Going into this week a comment from publisher Brad Inman stuck with me: “Inman is a big tent with every imaginable point of view and style of communicating.” Indeed, we see this notion reflected in our reader feedback every day.
Our most recent top comments explored a wide range of ideas — the power dynamics within a brokerage, emojis in professional communication, knocking on 75 doors per day and whether real estate has the right to use the word “innovation” — just to name a few.
I heard the best comment at an Empowering Women’s seminar. The difference between women and men looking at leadership positions is: Men see a list of qualifications and sees 1 on the list that they HAVE and think “I so can do that position.” Women see the same list and sees 1 on the list they DO NOT HAVE and think, “I really should work on that qualification before I should try to do that position.”
I know this is a generalization but I do see this happen over and over again even from myself. This is a great article and I hope causes more women to stand-up for change.

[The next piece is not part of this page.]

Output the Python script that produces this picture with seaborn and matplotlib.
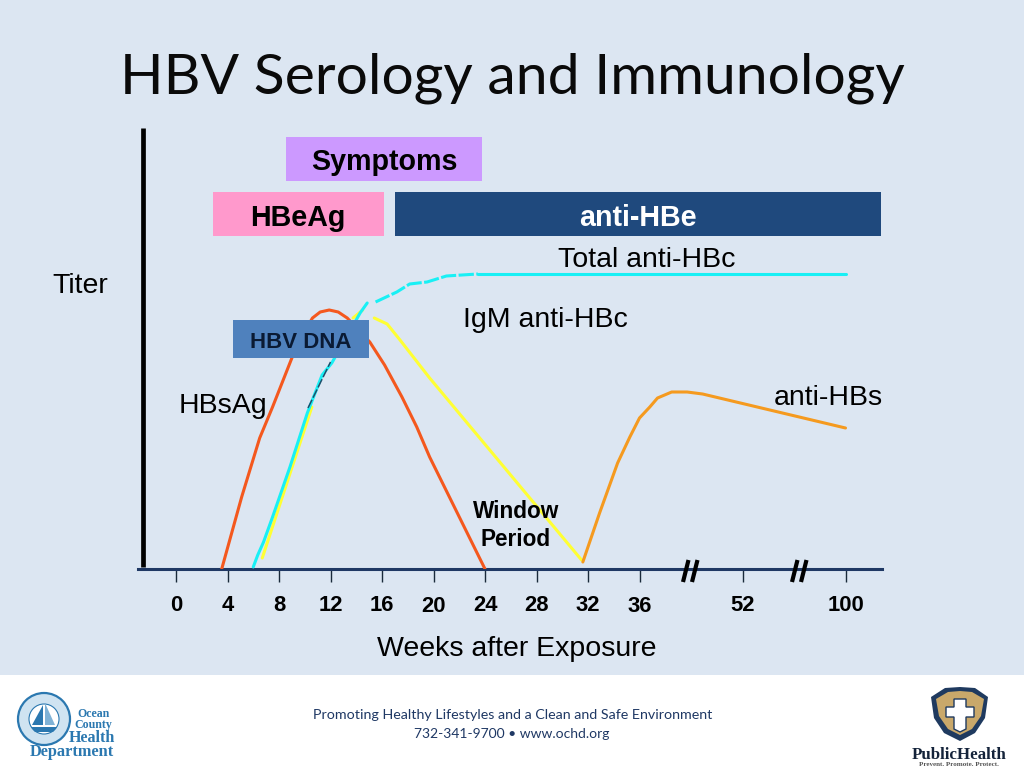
import numpy as np
import pandas as pd
import seaborn as sns
import matplotlib
matplotlib.use("Agg")
import matplotlib.pyplot as plt
from matplotlib.patches import Rectangle, Circle, Polygon
from matplotlib.lines import Line2D
from matplotlib.transforms import ScaledTranslation

# ---- data (x = axis position in weeks, compressed after 36; y = titer in arbitrary units)
tick_pos = [0, 4, 8, 12, 16, 20, 24, 28, 32, 36, 44, 52]
tick_labels = ["0", "4", "8", "12", "16", "20", "24", "28", "32", "36", "52", "100"]

hbsag_x = [3.55, 5.1, 6.5, 7.5, 9.0, 10.0, 10.6, 11.2, 11.9, 12.6, 13.3, 15.05, 16.2, 17.55, 18.7, 19.7, 24.0]
hbsag_y = [0, 72, 131, 162, 211, 238, 251, 257, 259, 257, 251, 227, 204, 172, 142, 112, 0]

hbc_rise_x = [6.0, 6.35, 6.8, 7.5, 8.85, 10.2, 11.35, 12.1, 14.3, 14.85]
hbc_rise_y = [2, 14, 27, 52, 102, 156, 194, 206, 256, 266]
hbc_dash_x = [15.5, 17.15, 18.15, 19.5, 21.0, 22.2, 23.45]
hbc_dash_y = [267, 277, 285, 287, 293, 294, 295]
hbc_flat_x = [23.45, 30, 40, 52]
hbc_flat_y = [295, 295, 295, 295]

igm_rise_x = [6.7, 10.55]
igm_rise_y = [11, 162]
igm_peak_x = [13.75, 14.5]
igm_peak_y = [251, 259]
igm_fall_x = [15.4, 16.4, 17.4, 19.7, 31.5]
igm_fall_y = [251, 245, 229, 191, 9]

dna_x = [10.25, 12.0]
dna_y = [161, 207]

hbs_x = [31.6, 32.9, 34.3, 35.25, 36.0, 36.8, 37.4, 38.5, 39.7, 40.9, 52.0]
hbs_y = [7, 56, 106, 132, 151, 162, 171, 177, 177, 175, 141]

box_names = ["Symptoms", "HBeAg", "anti-HBe", "HBV DNA"]
box_start = [8.54, 2.87, 17.0, 4.4]
box_end = [23.77, 16.16, 54.76, 15.0]
box_low = [388, 333, 333, 211]
box_high = [432, 377, 377, 249]

# ---- style
sns.set_theme(style="white")
plt.rcParams["font.family"] = ["Liberation Sans", "DejaVu Sans"]
BG = "#DCE6F2"
W, H = 1024, 768
CYAN = "#19F0F5"

fig = plt.figure(figsize=(10.24, 7.68), dpi=100, facecolor="white")


def fx(p):
    return p / W


def fy(p):
    return 1 - p / H


fig.add_artist(Rectangle((0, fy(675)), 1, 675 / H, transform=fig.transFigure, fc=BG, ec="none", zorder=-5))

L, R, T, B = 138, 882, 128, 569
ax = fig.add_axes([fx(L), fy(B), (R - L) / W, (B - T) / H])
ax.patch.set_alpha(0)
ax.set_xlim((L - 176) / 12.875, (R - 176) / 12.875)
ax.set_ylim(0, B - T)

LW = 2.2
series = [
    (igm_rise_x, igm_rise_y, "#FFFF33"),
    (igm_peak_x, igm_peak_y, "#FFFF33"),
    (igm_fall_x, igm_fall_y, "#FFFF33"),
    (hbsag_x, hbsag_y, "#F4581E"),
    (hbc_rise_x, hbc_rise_y, CYAN),
    (hbc_flat_x, hbc_flat_y, CYAN),
    (hbs_x, hbs_y, "#F59A1F"),
]
for xs, ys, c in series:
    df = pd.DataFrame({"week": xs, "titer": ys})
    sns.lineplot(data=df, x="week", y="titer", ax=ax, color=c, lw=LW, sort=False,
                 estimator=None, zorder=3)
df = pd.DataFrame({"week": hbc_dash_x, "titer": hbc_dash_y})
sns.lineplot(data=df, x="week", y="titer", ax=ax, color=CYAN, lw=LW, sort=False, estimator=None,
             zorder=3, linestyle=(0, (5, 0.8)))
df = pd.DataFrame({"week": dna_x, "titer": dna_y})
sns.lineplot(data=df, x="week", y="titer", ax=ax, color="#1F4E6B", lw=1.1, sort=False, estimator=None,
             zorder=4, linestyle=(0, (6, 1.5)))

box_cols = ["#CC99FF", "#FF99CC", "#1F497D", "#4F81BD"]
for s, e, lo, hi, c in zip(box_start, box_end, box_low, box_high, box_cols):
    ax.barh((lo + hi) / 2, e - s, height=hi - lo, left=s, color=c, edgecolor="none", zorder=5)

ax.set_xlabel("")
ax.set_ylabel("")
ax.set_yticks([])
ax.set_xticks(tick_pos)
ax.set_xticklabels(tick_labels, fontsize=15.8, fontweight="bold", color="black")
ax.tick_params(axis="x", direction="out", length=9, width=1.0, color="#1a2a3a", pad=9.5, bottom=True)
for s in ["top", "right", "left"]:
    ax.spines[s].set_visible(False)
ax.spines["bottom"].set_color("#1F3864")
ax.spines["bottom"].set_linewidth(2.2)
ax.grid(False)

for lab in ax.get_xticklabels():
    if lab.get_text() in ("20", "36"):
        lab.set_transform(lab.get_transform() + ScaledTranslation(0, -1.2 / 100, fig.dpi_scale_trans))

# vertical thick axis
fig.add_artist(Line2D([fx(142.5)] * 2, [fy(128), fy(567)], color="black", lw=3.4, solid_capstyle="butt", zorder=6))

# axis breaks
for x0 in (683, 692, 792, 801):
    fig.add_artist(Line2D([fx(x0), fx(x0 + 5.5)], [fy(582), fy(560)], color="black", lw=3.0,
                          solid_capstyle="butt", zorder=8))


def T_(px, py, s, **kw):
    kw.setdefault("ha", "center")
    kw.setdefault("va", "center")
    kw.setdefault("color", "black")
    return fig.text(fx(px), fy(py), s, zorder=10, **kw)


T_(512.5, 78, "HBV Serology and Immunology", fontsize=41, family=["Lato", "DejaVu Sans"], color="#0a0a0a")
T_(384, 162, box_names[0], fontsize=20.6, fontweight="bold")
T_(298, 218, box_names[1], fontsize=20.6, fontweight="bold")
T_(637.5, 218, box_names[2], fontsize=20.6, fontweight="bold", color="white")
T_(301, 342, box_names[3], fontsize=16, fontweight="bold", color="#0a1a33")
T_(646.5, 260, "Total anti-HBc", fontsize=20.5)
T_(545, 320, "IgM anti-HBc", fontsize=20.5)
T_(828, 398, "anti-HBs", fontsize=20.5)
T_(222.5, 406, "HBsAg", fontsize=20.5)
T_(80.5, 286, "Titer", fontsize=20.5)
T_(516, 512, "Window", fontsize=16.3, fontweight="bold")
T_(516, 540, "Period", fontsize=16.3, fontweight="bold")
T_(517, 649, "Weeks after Exposure", fontsize=20.5)

# ---- footer
T_(512.5, 715, "Promoting Healthy Lifestyles and a Clean and Safe Environment", fontsize=10.3,
   family=["Lato", "DejaVu Sans"], color="#1F3864")
T_(512, 734, "732-341-9700 \u2022 www.ochd.org", fontsize=10.0, family=["Lato", "DejaVu Sans"], color="#1F3864")

# county seal
blue = "#2B78B0"
sx, sy = 44, 719
seal = fig.add_axes([0, 0, 1, 1], zorder=1)
seal.set_xlim(0, W)
seal.set_ylim(H, 0)
seal.axis("off")
seal.patch.set_alpha(0)
seal.add_patch(Circle((sx, sy), 26, fc="#CFE3F1", ec=blue, lw=1.6))
seal.add_patch(Circle((sx, sy), 15, fc="white", ec=blue, lw=0.8))
seal.add_patch(Polygon([(43, 705), (43, 725), (32, 725)], fc=blue, ec="none"))
seal.add_patch(Polygon([(45, 703), (45, 725), (55, 725)], fc="#7FB2D6", ec="none"))
seal.add_patch(Polygon([(31, 727), (57, 727), (53, 732), (35, 732)], fc=blue, ec="none"))
for px, py, s, fs in [(93, 714, "Ocean", 8.6), (93, 725, "County", 8.6), (92, 738, "Health", 11.6), (72, 752, "Department", 11.8)]:
    T_(px, py, s, fontsize=fs, fontweight="bold", family="Liberation Serif", color=blue)

# public health shield
seal.add_patch(Polygon([(931, 697), (945, 688), (960, 687), (975, 688), (988, 697), (985, 718), (975, 733), (960, 741),
                        (944, 733), (934, 718)], fc="#1F3A5F", ec="none"))
seal.add_patch(Polygon([(936, 699), (948, 692), (960, 691), (972, 692), (984, 699), (981, 716), (972, 729), (960, 735),
                        (948, 729), (939, 716)], fc="#C9A86A", ec="none"))
seal.add_patch(Polygon([(954, 699), (966, 699), (966, 707), (974, 707), (974, 717), (966, 717), (966, 729), (960, 732),
                        (954, 729), (954, 717), (946, 717), (946, 707), (954, 707)], fc="white", ec="#1F3A5F", lw=1.0))
T_(959, 755, "PublicHealth", fontsize=12.2, fontweight="bold", family="Liberation Serif", color="#14233a")
T_(959, 764, "Prevent. Promote. Protect.", fontsize=5.0, fontweight="bold", family="Liberation Serif", color="#555555")

fig.savefig("out.png", dpi=100, facecolor="white")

It’s always concerned me when an organization chooses its annual presidents years in advance. What is that? It seems like a British monarchy.
This process alone is an antiquated symbol of a bigger problem and I believe true change is impossible. Bloated salaries fit this business model perfectly.
And yes, our balance of power is wrong. How can we be a million strong but not much changes? Fix what you can – my brokerage focuses on local committee service but I have to say no to running for the board of directors. 20 years of membership – I know my brand for change is ultimately not welcome.
Contacts for contracts; I live it every day, averaging 75 doors a day. I love the come list me calls. Go get it !!!!!!!!!!!!!!!![Tweet “Michael LaVallee: ‘Contacts for contracts; I live it every day, averaging 75 doors a day.’]
Not much new here but I like that a soon-to-be-licensed agent can find ALL of this on one page. Now, how do we get the soon-to-be-licensed to read this BEFORE they invest time and money in getting their license?
I have always thought there should be a required license course that covers the business of and realities of a successful real estate business. We must teach lead gen, what to say, database management, mindset and systems.
There will still be that #throwbackagent trying to send us handwritten documents via fax. ;)
I’m surprised to see that the words ‘leadership’ and ‘diplomacy’ are starkly missing from your article. There’s more to being President than simply managing the executive branch.
I’m always impressed with the amount of effort it takes to be a successful agent. Not too many industries require someone to handle a pipeline from beginning to end and wear so many hats.
Inventory, advertising/marketing, lead gen, client acquisition, showings, applications/paperwork, closing (more paperwork) and client retention. I know a lot of people in a lot of fields and the hardest working people I know are successful agents. 24×7 365.
I’m not surprised to learn that MLS alliances are falling apart. I belong to L.A.’s CLAW MLS. This database is terminally-incomplete due to no enforcement of MLS rules re: “pocket listings”. MLS data for some areas of the city is known to be 40% incomplete due to off-market sales.
I get pocket listing inquiries almost daily from agents who don’t have confidence in the integrity of the published database. Our MLS has become an outlet of last resort–something an agent does when she or he can’t sell a listing in-house or by double-ending it themselves.
I can foresee a day when there will be no MLS. R.I.P. Why make all those phone calls when you can simply promote a listing among your friends on Facebook or even Amazon? I’m disappointed we have elected MLS leadership that has failed us.
I’ve seen comments written with text abbreviations and even emojis. It’s also a good idea to stop with the idiotic use of words like “spectacular,” “breathtaking,” “amazing,” “to die for,” “must see”… especially when combined with crap-can cell phone photos.
This industry knows no bounds….
Steve thanks for the data and linked article.
How many franchises and large brokerages of 50+ agents whole heartily follow the command “…Get ahead of the curve so we can jump on opportunities when they surface. Technology underpins everything we do. If we are going to innovate, it has to be driven by you”?
The term innovation is used so much in the real estate industry, but almost never happens.
Steve, excellent synopsis of a CIO position and the role they could be playing in brokerages. But like anything else, the 80/20 rule applies. It is so difficult for brokers, especially those in medium-sized and large organizations, to get in the weeds, understand both the corporate and agent specific needs, and put the right pieces in place flawlessly.
And then, there is agents’ adoption, ugh! Personally, I don’t know of a single broker who would flinch at an opportunity to earn real quantifiable dollars but unfortunately nebulousness is where theory meets reality and performance metrics are often just that, nebulous.
Immediately after closing I have all of their house locks re-keyed and add deadbolts if there aren’t any there. Coming from a law enforcement background I am fully aware that most people give their house keys to many people including family members, neighbors, house cleaners, etc. I make sure my buyers will not have to wonder who else has a key to their home. You cannot put a price on peace of mind.